## Recorded information
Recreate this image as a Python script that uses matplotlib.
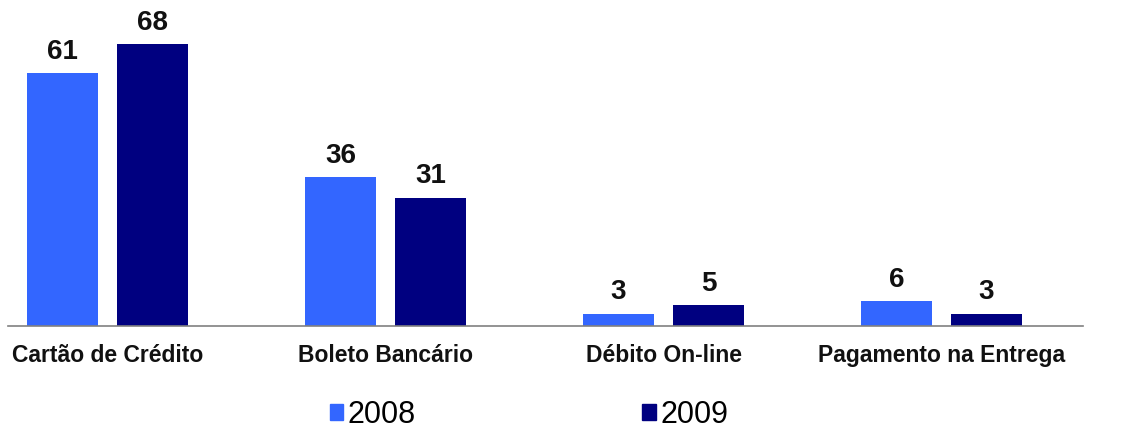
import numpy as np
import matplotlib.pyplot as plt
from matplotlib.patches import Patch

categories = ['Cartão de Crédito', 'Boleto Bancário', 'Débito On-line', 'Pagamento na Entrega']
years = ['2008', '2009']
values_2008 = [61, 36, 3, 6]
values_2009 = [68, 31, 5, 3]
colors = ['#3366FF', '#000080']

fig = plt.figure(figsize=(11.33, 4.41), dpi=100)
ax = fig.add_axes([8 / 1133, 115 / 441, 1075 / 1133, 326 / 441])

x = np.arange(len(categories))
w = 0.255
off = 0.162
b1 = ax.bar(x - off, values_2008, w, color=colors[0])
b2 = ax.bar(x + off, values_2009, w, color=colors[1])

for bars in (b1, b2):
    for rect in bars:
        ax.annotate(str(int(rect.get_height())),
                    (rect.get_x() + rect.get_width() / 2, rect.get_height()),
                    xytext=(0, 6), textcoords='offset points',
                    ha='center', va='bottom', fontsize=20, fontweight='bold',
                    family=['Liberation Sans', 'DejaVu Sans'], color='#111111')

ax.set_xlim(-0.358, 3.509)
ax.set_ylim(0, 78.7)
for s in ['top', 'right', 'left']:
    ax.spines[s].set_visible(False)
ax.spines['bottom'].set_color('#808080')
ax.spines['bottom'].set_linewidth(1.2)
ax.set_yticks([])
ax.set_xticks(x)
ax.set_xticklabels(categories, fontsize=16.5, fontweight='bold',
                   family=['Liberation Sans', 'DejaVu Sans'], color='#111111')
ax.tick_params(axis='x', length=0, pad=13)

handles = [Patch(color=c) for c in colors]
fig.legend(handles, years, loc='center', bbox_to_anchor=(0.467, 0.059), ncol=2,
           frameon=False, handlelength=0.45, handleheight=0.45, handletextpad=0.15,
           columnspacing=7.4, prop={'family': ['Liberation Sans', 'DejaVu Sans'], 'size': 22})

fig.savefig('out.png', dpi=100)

## Short problem
Wherever "matplotlib" shows up in a line, copy that line.

## Answer below
Recreate this image as a Python script that uses matplotlib.
import matplotlib.pyplot as plt
from matplotlib.patches import Patch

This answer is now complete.